Dr. Thomas Wolff, an orthopaedic surgeon, spent a year with us as a fellow in 1976 and was asked to join the practice. Now the practice was complete in that there were general, plastic and orthopaedic surgeons complementing one another within one group in a fairly new specialty, hand surgery.

That diversity in the practice continues today.

Realizing our microsurgery teaching techniques needed improvement, Dr. Robert Acland, also from Canniesburn, was brought to Louisville in 1975 at the suggestion of Dr. Lister. Dr. Acland instituted a world-class Microsurgery Lab at the University of Louisville. Later the Fresh Anatomy Laboratory was organized by Dr. Herb Wald, Professor of Anatomy, and Dr. Acland. In both of these labs, fellows honed their skills, and new research was undertaken. Also in 1975, a Taiwan microsurgeon, Tsu-min Tsai, visited and astounded us with his ability to replant a fifth finger considered by us not technically replantable. He was quickly persuaded to stay in Louisville.

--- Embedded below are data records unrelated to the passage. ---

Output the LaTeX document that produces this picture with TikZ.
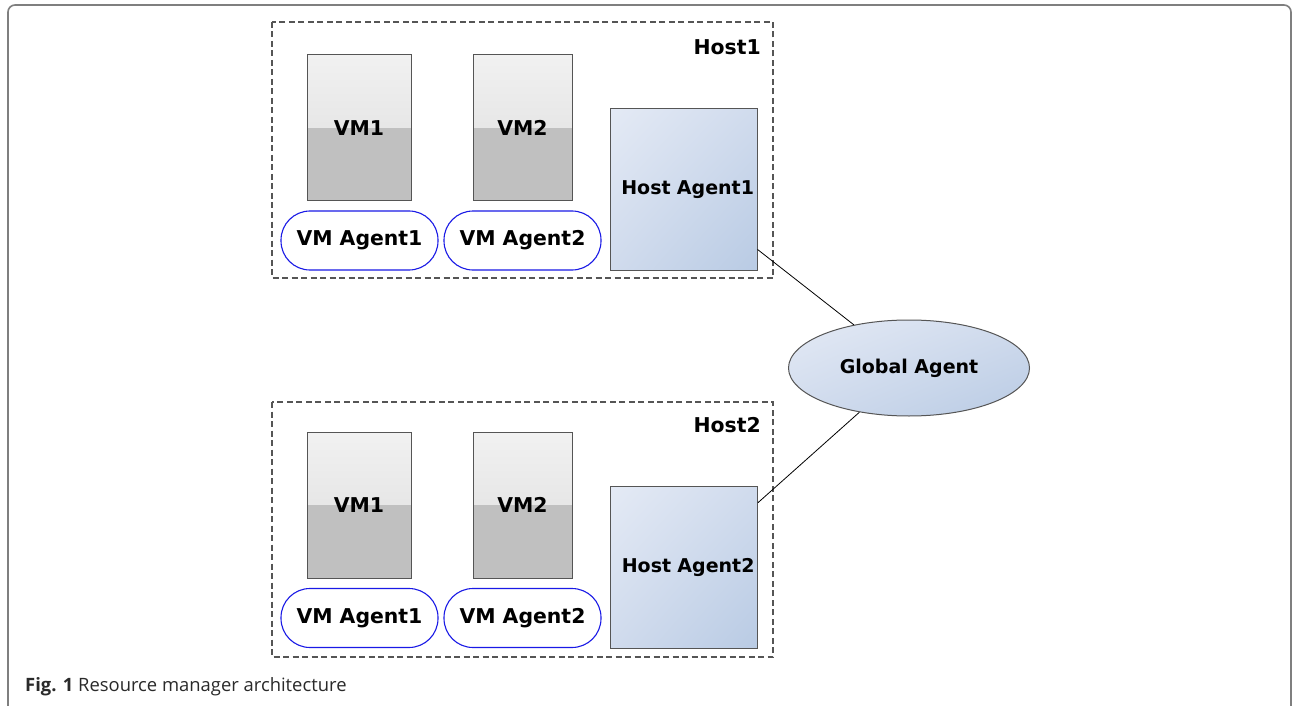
\documentclass[tikz,border=0pt]{standalone}
\usepackage{fontspec}
\setmainfont{DejaVu Sans}
\newfontfamily\capfont{Open Sans}
\usetikzlibrary{shapes.geometric,shadings}
\definecolor{framegray}{HTML}{7F7F7F}
\definecolor{hostline}{HTML}{555555}
\definecolor{vmtop}{HTML}{F1F1F1}
\definecolor{vmmid}{HTML}{DCDCDC}
\definecolor{vmlow}{HTML}{C0C0C0}
\definecolor{vmedge}{HTML}{555555}
\definecolor{agblue}{HTML}{1A1AE6}
\definecolor{hlight}{HTML}{E4EAF5}
\definecolor{hmid}{HTML}{D0DBED}
\definecolor{hdark}{HTML}{B9CBE4}
\definecolor{captext}{HTML}{2A2A2A}
\tikzset{
  lbl/.style={font=\bfseries\fontsize{20.4}{23}\selectfont},
  lblsmall/.style={font=\bfseries\fontsize{19}{22}\selectfont},
  vmbox/.style={lbl, draw=vmedge, line width=1pt, minimum width=#1, minimum height=146pt, inner sep=0pt,
    path picture={
      \shade[top color=vmtop, bottom color=vmmid]
        (path picture bounding box.north west) rectangle (path picture bounding box.east);
      \fill[vmlow]
        (path picture bounding box.west) rectangle (path picture bounding box.south east);
    }},
  vmagent/.style={lbl, draw=agblue, line width=1.1pt, fill=white, rounded corners=29pt,
    minimum width=157pt, minimum height=59pt, inner sep=0pt},
  bluefill/.style={upper left=hlight, upper right=hmid, lower left=hmid, lower right=hdark},
  hostagent/.style={lblsmall, draw=vmedge, line width=1pt, text width=141pt, align=right,
    inner xsep=3pt, inner ysep=0pt, minimum height=#1, bluefill},
  hostbox/.style={draw=hostline, line width=1.2pt, dash pattern=on 6pt off 3.5pt},
  hostname/.style={lbl, anchor=north east, inner sep=0pt},
  link/.style={draw=black, line width=0.8pt},
}
\begin{document}
\begin{tikzpicture}[x=1pt, y=-1pt]
\useasboundingbox (0,0) rectangle (1294,706);
\fill[white] (0,0) rectangle (1294,706);

% outer figure frame
\draw[framegray, line width=1.6pt, rounded corners=7pt]
  (8,706) -- (8,5) -- (1291,5) -- (1291,706);

% ---------- Host 1 ----------
\draw[hostbox] (272,22) rectangle (773,278);
\node[hostname] (h1name) at (761,39) {Host1};
\node[vmbox=104pt] (h1vm1) at (359,128) {VM1};
\node[vmbox=99pt]  (h1vm2) at (522.5,128) {VM2};
\node[vmagent] (h1ag1) at (359.5,240.5) {VM Agent1};
\node[vmagent] (h1ag2) at (522.5,240.5) {VM Agent2};
\node[hostagent=161pt] (ha1) at (683.5,189.5) {Host Agent1};

% ---------- Host 2 ----------
\draw[hostbox] (272,402) rectangle (773,657);
\node[hostname] (h2name) at (761,417) {Host2};
\node[vmbox=104pt] (h2vm1) at (359,505) {VM1};
\node[vmbox=99pt]  (h2vm2) at (522.5,505) {VM2};
\node[vmagent] (h2ag1) at (359.5,618) {VM Agent1};
\node[vmagent] (h2ag2) at (522.5,618) {VM Agent2};
\node[hostagent=162pt] (ha2) at (684,567) {Host Agent2};

% ---------- Global agent ----------
\node[lblsmall, ellipse, draw=vmedge, line width=1pt, minimum width=241pt, minimum height=96pt, inner sep=0pt,
      bluefill] (ga) at (909,368) {Global Agent};

\draw[link] (ha1.-39.5) -- (ga);
\draw[link] (ha2.41.7) -- (ga);

% caption
\node[anchor=base west, inner sep=0pt, text=captext, font=\capfont\fontsize{18.4}{21}\selectfont] (cap) at (25,691)
  {\textbf{Fig. 1} Resource manager architecture};
\end{tikzpicture}
\end{document}
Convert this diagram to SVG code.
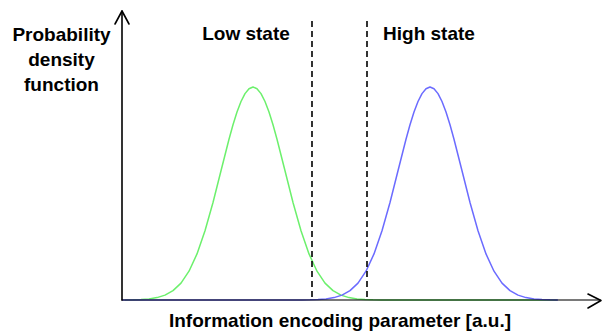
<svg xmlns="http://www.w3.org/2000/svg" width="605" height="334" viewBox="0 0 605 334">
<style>
.lbl{font-family:"Liberation Sans",Arial,sans-serif;font-weight:bold;font-size:19px;fill:#000;text-anchor:middle}
.axis{fill:none;stroke:#000;stroke-width:1.6;stroke-linecap:round;stroke-linejoin:round}
.dash{fill:none;stroke:#000;stroke-width:1.6;stroke-dasharray:6 4}
.curve{fill:none;stroke-width:1.5;stroke-linejoin:round}
</style>
<rect width="605" height="334" fill="#fff"/>
<g id="curves">
<polyline id="low-state-curve" class="curve" stroke="#6cf06c" points="125,299.9 133,299.8 141,299.5 149,298.9 157,297.6 165,295.1 173,290.6 181,283.1 189,271.2 197,253.9 205,230.8 213,202.5 221,170.8 229,139.2 233,124.8 237,112.0 241,101.5 245,93.6 249,88.7 253,87 257,88.7 261,93.6 265,101.5 269,112.0 273,124.8 277,139.2 285,170.8 293,202.5 301,230.8 309,253.9 317,271.2 325,283.1 333,290.6 341,295.1 349,297.6 357,298.9 365,299.5 373,299.8 381,299.9 557,300"/>
<polyline id="high-state-curve" class="curve" stroke="#6b6bff" points="122,300 302,299.9 310,299.8 318,299.5 326,298.9 334,297.6 342,295.1 350,290.6 358,283.1 366,271.2 374,253.9 382,230.8 390,202.5 398,170.8 406,139.2 410,124.8 414,112.0 418,101.5 422,93.6 426,88.7 430,87 434,88.7 438,93.6 442,101.5 446,112.0 450,124.8 454,139.2 462,170.8 470,202.5 478,230.8 486,253.9 494,271.2 502,283.1 510,290.6 518,295.1 526,297.6 534,298.9 542,299.5 550,299.8 558,299.9"/>
</g>
<g id="axes">
<line class="axis" x1="122" y1="300" x2="122" y2="11"/>
<polyline class="axis" points="115,24 122,11 129,24"/>
<line class="axis" x1="122" y1="300" x2="600" y2="300" stroke-opacity="0.7"/>
<polyline class="axis" points="588,294 601,300.5 588,308"/>
</g>
<g id="thresholds">
<line class="dash" x1="312" y1="21" x2="312" y2="300"/>
<line class="dash" x1="367" y1="21" x2="367" y2="300"/>
</g>
<g id="labels">
<text class="lbl" x="61.5" y="41">Probability</text>
<text class="lbl" x="61.5" y="66">density</text>
<text class="lbl" x="61.5" y="91">function</text>
<text class="lbl" x="246" y="40">Low state</text>
<text class="lbl" x="429" y="40">High state</text>
<text class="lbl" x="340" y="327">Information encoding parameter [a.u.]</text>
</g>
</svg>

Many people have influenced my career and our practice: local colleagues, with their interaction and support; the talented surgeons who joined the practice; and many other hand surgeons, microsurgeons and visitors from around the world. I would also include our Fellows in Hand Surgery from the world over, with whom interchange of information and ideas greatly contributed to Louisville becoming a center for hand surgery. We also could not have accomplished a fraction of our successes without the support and encouragement of the leadership of Jewish Hospital and University of Louisville Department of Surgery.

In 2001, the Jewish Hospital opened what we believe is the only 24-hour Emergency Hand Care Center in the world, allowing the hand and upper extremity emergencies to be treated outside the main emergency room where life-threatening injuries take precedence, resulting in the even faster evaluation and care. Our group now numbers 16 surgeons in four locations, with plans to expand further.

Hand surgery has always been interesting to me - working with anatomical structures with many moving parts that have to perform both delicate and heavy tasks, overcoming scar tissue with proper postop care, splinting and therapy and salvaging nerve and vascular function. But whether caring for the hand, the whole patient, or even lab animals, I have kept these professional principles foremost in my life:

  1. Whatever you do, do the best job you possibly can, and when performing surgery, apply your thoughts and interest totally toward the patient you’re taking care of.
  2. If you do something well, develop new procedures, instruments, etc., you are obligated to share them with and teach others.

If anyone were to ask, what is my greatest accomplishment? It is the 1163 hand fellows from 55 countries who trained in Louisville, shared information with us, and returned to their countries to do and teach hand surgery.